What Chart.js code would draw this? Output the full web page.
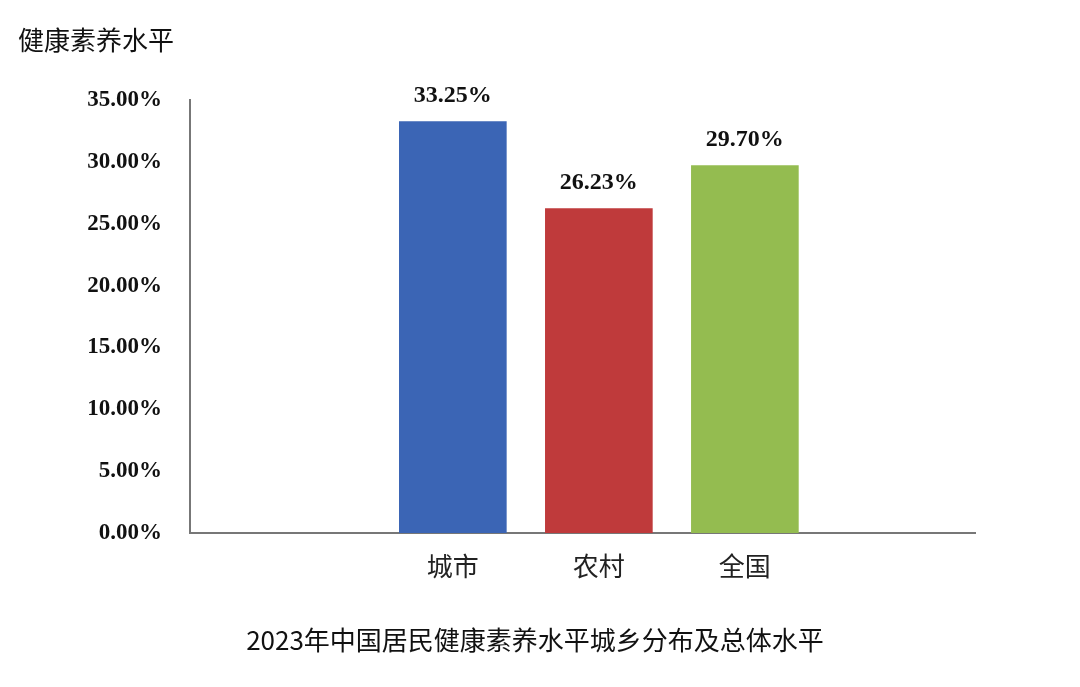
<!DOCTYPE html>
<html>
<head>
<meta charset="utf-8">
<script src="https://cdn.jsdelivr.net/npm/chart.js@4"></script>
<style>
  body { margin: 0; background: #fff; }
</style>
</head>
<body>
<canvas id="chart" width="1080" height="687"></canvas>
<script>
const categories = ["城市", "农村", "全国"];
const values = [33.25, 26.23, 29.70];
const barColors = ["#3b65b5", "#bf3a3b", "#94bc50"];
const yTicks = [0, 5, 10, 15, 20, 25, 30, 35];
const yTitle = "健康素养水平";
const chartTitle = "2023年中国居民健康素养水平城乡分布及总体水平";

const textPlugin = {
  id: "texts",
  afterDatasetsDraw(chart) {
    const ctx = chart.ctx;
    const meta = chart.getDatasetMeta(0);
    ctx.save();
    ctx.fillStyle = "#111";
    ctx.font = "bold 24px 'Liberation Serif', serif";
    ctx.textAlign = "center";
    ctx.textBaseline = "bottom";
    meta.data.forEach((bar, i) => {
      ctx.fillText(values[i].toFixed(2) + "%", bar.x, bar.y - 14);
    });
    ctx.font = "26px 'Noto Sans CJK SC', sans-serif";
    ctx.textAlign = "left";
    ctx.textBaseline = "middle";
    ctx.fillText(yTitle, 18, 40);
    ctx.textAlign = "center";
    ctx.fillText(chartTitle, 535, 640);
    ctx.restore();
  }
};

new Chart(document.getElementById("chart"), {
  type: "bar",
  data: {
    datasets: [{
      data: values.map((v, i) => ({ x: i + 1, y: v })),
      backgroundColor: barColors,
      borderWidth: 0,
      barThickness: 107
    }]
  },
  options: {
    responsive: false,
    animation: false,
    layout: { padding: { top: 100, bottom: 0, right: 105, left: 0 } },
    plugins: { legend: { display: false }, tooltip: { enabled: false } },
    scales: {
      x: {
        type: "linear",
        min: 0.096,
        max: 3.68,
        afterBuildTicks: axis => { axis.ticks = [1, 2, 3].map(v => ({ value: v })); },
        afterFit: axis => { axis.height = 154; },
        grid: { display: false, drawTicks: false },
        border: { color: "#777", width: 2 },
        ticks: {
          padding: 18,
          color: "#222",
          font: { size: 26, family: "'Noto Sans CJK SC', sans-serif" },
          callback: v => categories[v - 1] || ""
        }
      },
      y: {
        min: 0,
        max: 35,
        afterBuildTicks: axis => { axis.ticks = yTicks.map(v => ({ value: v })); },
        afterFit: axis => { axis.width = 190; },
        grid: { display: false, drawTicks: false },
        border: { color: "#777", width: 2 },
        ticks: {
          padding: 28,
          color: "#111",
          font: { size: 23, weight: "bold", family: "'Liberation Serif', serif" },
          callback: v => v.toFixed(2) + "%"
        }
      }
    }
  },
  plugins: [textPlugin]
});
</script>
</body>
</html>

Exercise instructions
Keep every word of the data as it is when you write it out, but drop the pictures.

Task response
What Chart.js code would draw this? Output the full web page.
<!DOCTYPE html>
<html>
<head>
<meta charset="utf-8">
<script src="https://cdn.jsdelivr.net/npm/chart.js@4"></script>
<style>
  body { margin: 0; background: #fff; }
</style>
</head>
<body>
<canvas id="chart" width="1080" height="687"></canvas>
<script>
const categories = ["城市", "农村", "全国"];
const values = [33.25, 26.23, 29.70];
const barColors = ["#3b65b5", "#bf3a3b", "#94bc50"];
const yTicks = [0, 5, 10, 15, 20, 25, 30, 35];
const yTitle = "健康素养水平";
const chartTitle = "2023年中国居民健康素养水平城乡分布及总体水平";

const textPlugin = {
  id: "texts",
  afterDatasetsDraw(chart) {
    const ctx = chart.ctx;
    const meta = chart.getDatasetMeta(0);
    ctx.save();
    ctx.fillStyle = "#111";
    ctx.font = "bold 24px 'Liberation Serif', serif";
    ctx.textAlign = "center";
    ctx.textBaseline = "bottom";
    meta.data.forEach((bar, i) => {
      ctx.fillText(values[i].toFixed(2) + "%", bar.x, bar.y - 14);
    });
    ctx.font = "26px 'Noto Sans CJK SC', sans-serif";
    ctx.textAlign = "left";
    ctx.textBaseline = "middle";
    ctx.fillText(yTitle, 18, 40);
    ctx.textAlign = "center";
    ctx.fillText(chartTitle, 535, 640);
    ctx.restore();
  }
};

new Chart(document.getElementById("chart"), {
  type: "bar",
  data: {
    datasets: [{
      data: values.map((v, i) => ({ x: i + 1, y: v })),
      backgroundColor: barColors,
      borderWidth: 0,
      barThickness: 107
    }]
  },
  options: {
    responsive: false,
    animation: false,
    layout: { padding: { top: 100, bottom: 0, right: 105, left: 0 } },
    plugins: { legend: { display: false }, tooltip: { enabled: false } },
    scales: {
      x: {
        type: "linear",
        min: 0.096,
        max: 3.68,
        afterBuildTicks: axis => { axis.ticks = [1, 2, 3].map(v => ({ value: v })); },
        afterFit: axis => { axis.height = 154; },
        grid: { display: false, drawTicks: false },
        border: { color: "#777", width: 2 },
        ticks: {
          padding: 18,
          color: "#222",
          font: { size: 26, family: "'Noto Sans CJK SC', sans-serif" },
          callback: v => categories[v - 1] || ""
        }
      },
      y: {
        min: 0,
        max: 35,
        afterBuildTicks: axis => { axis.ticks = yTicks.map(v => ({ value: v })); },
        afterFit: axis => { axis.width = 190; },
        grid: { display: false, drawTicks: false },
        border: { color: "#777", width: 2 },
        ticks: {
          padding: 28,
          color: "#111",
          font: { size: 23, weight: "bold", family: "'Liberation Serif', serif" },
          callback: v => v.toFixed(2) + "%"
        }
      }
    }
  },
  plugins: [textPlugin]
});
</script>
</body>
</html>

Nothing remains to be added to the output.